The foregoing disposes of the questions whether defendant is a guarantor with respect to the condition of plaintiff's building, and the claimed measure of damages. The defendant's liability, if any, is measured by the rules laid down by this Court in Walker v. Strosnider, 67 W.Va. 39, 67 S.E. 1087, wherein the principle is stated that an owner of land is entitled to adjacent support for his land in its natural state; and, further, that any person depriving a landowner of adjacent support of his land burdened by a building by negligent act or conduct is liable for his negligence.
The trial court applied a measure of damages allegedly provided for in the contract between the United States of America and the defendant. We do not think that is the correct measure of damages. Nor is defendant a guarantor or insurer against damages to plaintiff's building. We express no opinion as to the correct measure of damages, since such damages may be ascertained by well known and easily applied principles stated by this Court in many cases.
In view of our holding herein that the action in its present form cannot be maintained, we express no opinion upon the question raised by defendant with reference to the encroachment of the building on the public streets of the City of Parkersburg. We direct attention, however, to the fact that the cases cited with reference to obstruction of public ways and the removal of such obstructions generally are opinions dealing with proceedings in eminent domain, and not with actions at law for the recovery of damages grounded on privation of adjacent support.
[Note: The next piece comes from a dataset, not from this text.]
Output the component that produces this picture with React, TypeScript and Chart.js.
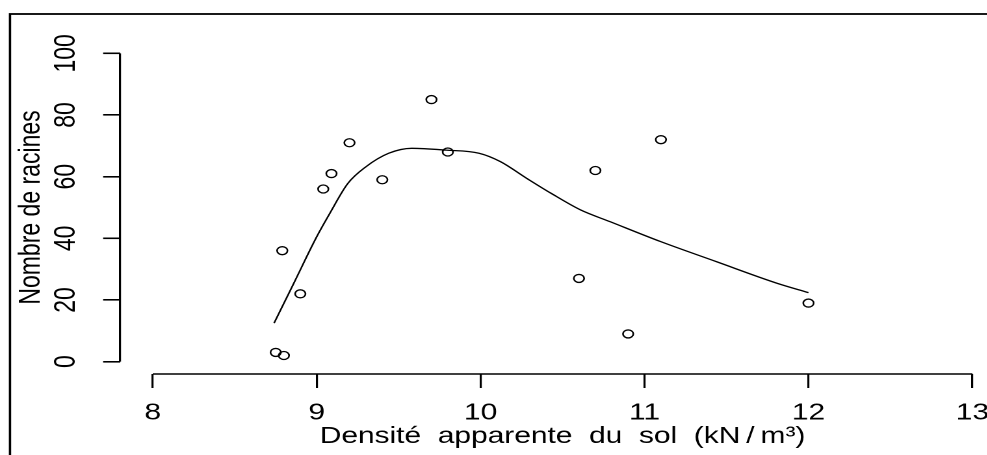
import React, { useEffect, useRef } from "react";
import { Chart, registerables } from "chart.js";

Chart.register(...registerables);

// Observations
const densite = [8.75, 8.8, 8.79, 8.9, 9.04, 9.09, 9.2, 9.4, 9.7, 9.8, 10.6, 10.7, 10.9, 11.1, 12.0];
const racines = [3, 2, 36, 22, 56, 61, 71, 59, 85, 68, 27, 62, 9, 72, 19];

// Smoothed (lowess) curve
const lowessX = [8.74, 8.86, 9.0, 9.08, 9.19, 9.3, 9.44, 9.58, 9.79, 9.99, 10.12, 10.28, 10.43, 10.61, 10.79, 11.1, 11.44, 11.81, 12.0];
const lowessY = [12.5, 25.4, 40.5, 48.1, 57.8, 63.2, 67.6, 69.2, 68.6, 67.6, 64.9, 59.5, 54.6, 49.2, 45.4, 38.9, 32.4, 25.4, 22.4];

// Axes
const xTicks = [8, 9, 10, 11, 12, 13];
const yTicks = [0, 20, 40, 60, 80, 100];
const xTitle = "Densité  apparente  du  sol  (kN\u2009/\u2009m³)";
const yTitle = "Nombre de racines";

const STRETCH = 1.3;
const W = 800;
const H = 455;
const FONT = { family: "'Liberation Sans', Arial, sans-serif", size: 23 };

const rAxesPlugin = {
  id: "rAxes",
  afterDraw(chart: any) {
    const { ctx, chartArea, scales } = chart;
    const xs = scales.x;
    const ys = scales.y;
    ctx.save();
    ctx.strokeStyle = "#000";
    ctx.lineWidth = 1.6;
    ctx.lineCap = "butt";
    // x axis line from first to last tick
    ctx.beginPath();
    ctx.moveTo(xs.getPixelForValue(xTicks[0]), chartArea.bottom);
    ctx.lineTo(xs.getPixelForValue(xTicks[xTicks.length - 1]), chartArea.bottom);
    ctx.stroke();
    // y axis line
    ctx.beginPath();
    ctx.moveTo(chartArea.left, ys.getPixelForValue(yTicks[0]));
    ctx.lineTo(chartArea.left, ys.getPixelForValue(yTicks[yTicks.length - 1]));
    ctx.stroke();
    // figure frame
    ctx.lineWidth = 1.8;
    ctx.strokeRect(7.7, 14, 2000, 2000);
    ctx.restore();
  },
};

export default function App() {
  const ref = useRef<HTMLCanvasElement | null>(null);

  useEffect(() => {
    if (!ref.current) return;
    const chart = new Chart(ref.current, {
      type: "scatter",
      data: {
        datasets: [
          {
            data: densite.map((x, i) => ({ x, y: racines[i] })),
            pointStyle: "circle",
            pointRadius: 4,
            pointBorderWidth: 1.3,
            pointBorderColor: "#000",
            pointBackgroundColor: "rgba(0,0,0,0)",
            showLine: false,
          },
          {
            data: lowessX.map((x, i) => ({ x, y: lowessY[i] })),
            showLine: true,
            pointRadius: 0,
            borderColor: "#000",
            borderWidth: 1.3,
            cubicInterpolationMode: "monotone",
            fill: false,
          },
        ],
      },
      options: {
        animation: false,
        responsive: false,
        devicePixelRatio: 2,
        layout: { padding: { left: 0, top: 41, right: 26.8, bottom: 0 } },
        plugins: { legend: { display: false }, tooltip: { enabled: false } },
        scales: {
          x: {
            type: "linear",
            position: "bottom",
            min: 7.8,
            max: 13.2,
            afterBuildTicks: (s: any) => {
              s.ticks = xTicks.map((v) => ({ value: v }));
            },
            afterFit: (s: any) => {
              s.height = 81;
            },
            grid: {
              display: true,
              drawOnChartArea: false,
              drawTicks: true,
              tickLength: 14,
              color: "#000",
              lineWidth: 1.6,
            },
            border: { display: false },
            ticks: {
              font: FONT,
              color: "#000",
              padding: 11.5,
              autoSkip: false,
              maxRotation: 0,
              minRotation: 0,
            },
            title: {
              display: true,
              text: xTitle,
              font: FONT,
              color: "#000",
              padding: { top: 0, bottom: 4.5 },
            },
          },
          y: {
            type: "linear",
            position: "left",
            min: -4,
            max: 104,
            afterBuildTicks: (s: any) => {
              s.ticks = yTicks.map((v) => ({ value: v }));
            },
            afterFit: (s: any) => {
              s.width = 92.3;
            },
            grid: {
              display: true,
              drawOnChartArea: false,
              drawTicks: true,
              tickLength: 13,
              color: "#000",
              lineWidth: 1.6,
            },
            border: { display: false },
            ticks: {
              font: FONT,
              color: "#000",
              padding: 8.8,
              autoSkip: false,
              minRotation: 90,
              maxRotation: 90,
              crossAlign: "center",
            },
            title: {
              display: true,
              text: yTitle,
              font: FONT,
              color: "#000",
              padding: { top: 10.6, bottom: 0 },
            },
          },
        },
      },
      plugins: [rAxesPlugin],
    } as any);
    return () => chart.destroy();
  }, []);

  return (
    <div
      style={{
        position: "fixed",
        left: 0,
        top: 0,
        width: 987,
        height: 455,
        overflow: "hidden",
        background: "#fff",
      }}
    >
      <div
        style={{
          width: W,
          height: H,
          transform: `scaleX(${STRETCH})`,
          transformOrigin: "0 0",
        }}
      >
        <canvas ref={ref} width={W} height={H} style={{ display: "block", width: W, height: H }} />
      </div>
    </div>
  );
}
The foregoing disposes of the errors assigned, and in consideration thereof we reverse the judgment of the Circuit Court of Wood County, set aside the verdict, remand this action to the Circuit Court of Wood County and direct that the same be dismissed without prejudice to the right of plaintiff to maintain a proper action, if so advised.
Judgment reversed; verdict set aside; remanded with directions.